[start]

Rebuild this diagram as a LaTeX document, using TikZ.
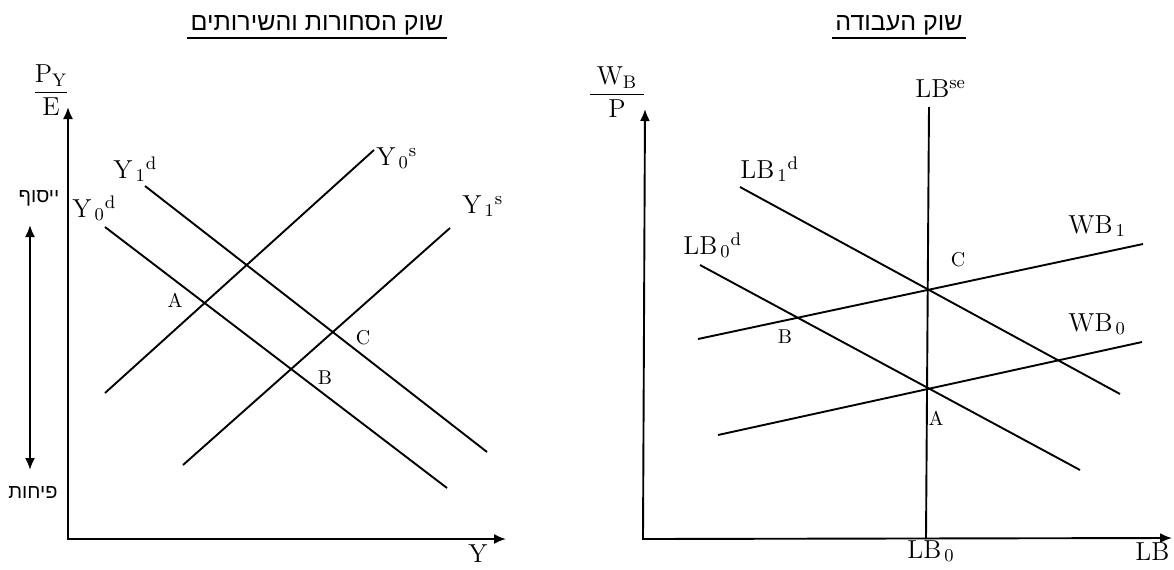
\documentclass[tikz,border=0pt]{standalone}
\usepackage{fontspec}
\usetikzlibrary{arrows.meta}
\newfontfamily\hebfont[Script=Hebrew]{Liberation Sans}
\TeXXeTstate=1
\begin{document}
\begin{tikzpicture}[x=0.5pt,y=-0.5pt,
  curve/.style={line width=0.95pt},
  axis/.style={line width=0.95pt,{Latex[length=6pt,width=5pt]}-{Latex[length=6pt,width=5pt]}},
  big/.style={font=\fontsize{13}{15}\selectfont, inner sep=0pt, anchor=base west},
  frac/.style={font=\fontsize{13}{15}\selectfont, inner sep=0pt},
  ptlab/.style={font=\fontsize{10}{12}\selectfont, inner sep=0pt},
  heb/.style={font=\hebfont\fontsize{10}{12}\selectfont, inner sep=0pt},
  title/.style={font=\hebfont\fontsize{12.5}{14}\selectfont, inner sep=1.5pt},
  uline/.style={line width=0.8pt},
]
\useasboundingbox (0,0) rectangle (1174,569);

% ---------- titles ----------
\node[title] (t1) at (317,25) {\beginR שוק הסחורות והשירותים\endR};
\draw[uline] (t1.south west) -- (t1.south east);
\node[title] (t2) at (899,25) {\beginR שוק העבודה\endR};
\draw[uline] (t2.south west) -- (t2.south east);

% ---------- left graph ----------
\coordinate (L0) at (68,539);
\coordinate (LYt) at (68,107);
\coordinate (LXt) at (506,539);
\draw[axis] (LYt) -- (L0) -- (LXt);

\node[frac] (pye) at (51,90) {$\displaystyle\frac{\mathrm{P_Y}}{\mathrm{E}}$};
\node[big] (ylab) at (468,562) {Y};

\coordinate (y0da) at (105,227); \coordinate (y0db) at (447,488);
\coordinate (y1da) at (145,186); \coordinate (y1db) at (487,452);
\coordinate (y0sa) at (105,393); \coordinate (y0sb) at (374,150);
\coordinate (y1sa) at (183,465); \coordinate (y1sb) at (450,228);
\draw[curve] (y0da) -- (y0db);
\draw[curve] (y1da) -- (y1db);
\draw[curve] (y0sa) -- (y0sb);
\draw[curve] (y1sa) -- (y1sb);

\node[big] (y0dl) at (72,217) {Y$_{\,0}{}^{\mathrm{d}}$};
\node[big] (y1dl) at (113,178) {Y$_{\,1}{}^{\mathrm{d}}$};
\node[big] (y0sl) at (376,165) {Y$_{\,0}{}^{\mathrm{s}}$};
\node[big] (y1sl) at (462,213) {Y$_{\,1}{}^{\mathrm{s}}$};

\node[ptlab] (pA1) at (175,300) {A};
\node[ptlab] (pB1) at (325,378) {B};
\node[ptlab] (pC1) at (363,338) {C};

\node[heb] (up) at (39,198) {\beginR ייסוף\endR};
\node[heb] (down) at (33,492) {\beginR פיחות\endR};
\coordinate (arT) at (30,225);
\coordinate (arB) at (30,470);
\draw[axis] (arT) -- (arB);

% ---------- right graph ----------
\coordinate (R0) at (643,539);
\coordinate (RYt) at (645,109);
\coordinate (RXt) at (1172,538);
\draw[axis] (RYt) -- (R0) -- (RXt);

\node[frac] (wbp) at (617,92) {$\displaystyle\frac{\;\mathrm{W_B}\;}{\mathrm{P}}$};

\coordinate (lsa) at (929,107); \coordinate (lsb) at (926,539);
\draw[curve] (lsa) -- (lsb);
\node[big] (lsl) at (915,97) {LB$^{\mathrm{se}}$};
\node[big] (lb0) at (907,558) {LB$_{\,0}$};
\node[big] (lbx) at (1135,560) {LB};

\coordinate (l1da) at (740,187); \coordinate (l1db) at (1120,394);
\coordinate (l0da) at (700,265); \coordinate (l0db) at (1080,470);
\coordinate (w1a) at (698,339); \coordinate (w1b) at (1143,244);
\coordinate (w0a) at (718,435); \coordinate (w0b) at (1142,342);
\draw[curve] (l1da) -- (l1db);
\draw[curve] (l0da) -- (l0db);
\draw[curve] (w1a) -- (w1b);
\draw[curve] (w0a) -- (w0b);

\node[big] (l1dl) at (740,178) {LB$_{\,1}{}^{\mathrm{d}}$};
\node[big] (l0dl) at (683,254) {LB$_{\,0}{}^{\mathrm{d}}$};
\node[big] (w1l) at (1068,233) {WB$_{\,1}$};
\node[big] (w0l) at (1068,331) {WB$_{\,0}$};

\node[ptlab] (pB2) at (785,337) {B};
\node[ptlab] (pC2) at (958,260) {C};
\node[ptlab] (pA2) at (936,418) {A};
\end{tikzpicture}
\end{document}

[end]

§ **Given task**:
Without the pictures, write out all of the material exactly.

§ **Result**:
Rebuild this diagram as a LaTeX document, using TikZ.
\documentclass[tikz,border=0pt]{standalone}
\usepackage{fontspec}
\usetikzlibrary{arrows.meta}
\newfontfamily\hebfont[Script=Hebrew]{Liberation Sans}
\TeXXeTstate=1
\begin{document}
\begin{tikzpicture}[x=0.5pt,y=-0.5pt,
  curve/.style={line width=0.95pt},
  axis/.style={line width=0.95pt,{Latex[length=6pt,width=5pt]}-{Latex[length=6pt,width=5pt]}},
  big/.style={font=\fontsize{13}{15}\selectfont, inner sep=0pt, anchor=base west},
  frac/.style={font=\fontsize{13}{15}\selectfont, inner sep=0pt},
  ptlab/.style={font=\fontsize{10}{12}\selectfont, inner sep=0pt},
  heb/.style={font=\hebfont\fontsize{10}{12}\selectfont, inner sep=0pt},
  title/.style={font=\hebfont\fontsize{12.5}{14}\selectfont, inner sep=1.5pt},
  uline/.style={line width=0.8pt},
]
\useasboundingbox (0,0) rectangle (1174,569);

% ---------- titles ----------
\node[title] (t1) at (317,25) {\beginR שוק הסחורות והשירותים\endR};
\draw[uline] (t1.south west) -- (t1.south east);
\node[title] (t2) at (899,25) {\beginR שוק העבודה\endR};
\draw[uline] (t2.south west) -- (t2.south east);

% ---------- left graph ----------
\coordinate (L0) at (68,539);
\coordinate (LYt) at (68,107);
\coordinate (LXt) at (506,539);
\draw[axis] (LYt) -- (L0) -- (LXt);

\node[frac] (pye) at (51,90) {$\displaystyle\frac{\mathrm{P_Y}}{\mathrm{E}}$};
\node[big] (ylab) at (468,562) {Y};

\coordinate (y0da) at (105,227); \coordinate (y0db) at (447,488);
\coordinate (y1da) at (145,186); \coordinate (y1db) at (487,452);
\coordinate (y0sa) at (105,393); \coordinate (y0sb) at (374,150);
\coordinate (y1sa) at (183,465); \coordinate (y1sb) at (450,228);
\draw[curve] (y0da) -- (y0db);
\draw[curve] (y1da) -- (y1db);
\draw[curve] (y0sa) -- (y0sb);
\draw[curve] (y1sa) -- (y1sb);

\node[big] (y0dl) at (72,217) {Y$_{\,0}{}^{\mathrm{d}}$};
\node[big] (y1dl) at (113,178) {Y$_{\,1}{}^{\mathrm{d}}$};
\node[big] (y0sl) at (376,165) {Y$_{\,0}{}^{\mathrm{s}}$};
\node[big] (y1sl) at (462,213) {Y$_{\,1}{}^{\mathrm{s}}$};

\node[ptlab] (pA1) at (175,300) {A};
\node[ptlab] (pB1) at (325,378) {B};
\node[ptlab] (pC1) at (363,338) {C};

\node[heb] (up) at (39,198) {\beginR ייסוף\endR};
\node[heb] (down) at (33,492) {\beginR פיחות\endR};
\coordinate (arT) at (30,225);
\coordinate (arB) at (30,470);
\draw[axis] (arT) -- (arB);

% ---------- right graph ----------
\coordinate (R0) at (643,539);
\coordinate (RYt) at (645,109);
\coordinate (RXt) at (1172,538);
\draw[axis] (RYt) -- (R0) -- (RXt);

\node[frac] (wbp) at (617,92) {$\displaystyle\frac{\;\mathrm{W_B}\;}{\mathrm{P}}$};

\coordinate (lsa) at (929,107); \coordinate (lsb) at (926,539);
\draw[curve] (lsa) -- (lsb);
\node[big] (lsl) at (915,97) {LB$^{\mathrm{se}}$};
\node[big] (lb0) at (907,558) {LB$_{\,0}$};
\node[big] (lbx) at (1135,560) {LB};

\coordinate (l1da) at (740,187); \coordinate (l1db) at (1120,394);
\coordinate (l0da) at (700,265); \coordinate (l0db) at (1080,470);
\coordinate (w1a) at (698,339); \coordinate (w1b) at (1143,244);
\coordinate (w0a) at (718,435); \coordinate (w0b) at (1142,342);
\draw[curve] (l1da) -- (l1db);
\draw[curve] (l0da) -- (l0db);
\draw[curve] (w1a) -- (w1b);
\draw[curve] (w0a) -- (w0b);

\node[big] (l1dl) at (740,178) {LB$_{\,1}{}^{\mathrm{d}}$};
\node[big] (l0dl) at (683,254) {LB$_{\,0}{}^{\mathrm{d}}$};
\node[big] (w1l) at (1068,233) {WB$_{\,1}$};
\node[big] (w0l) at (1068,331) {WB$_{\,0}$};

\node[ptlab] (pB2) at (785,337) {B};
\node[ptlab] (pC2) at (958,260) {C};
\node[ptlab] (pA2) at (936,418) {A};
\end{tikzpicture}
\end{document}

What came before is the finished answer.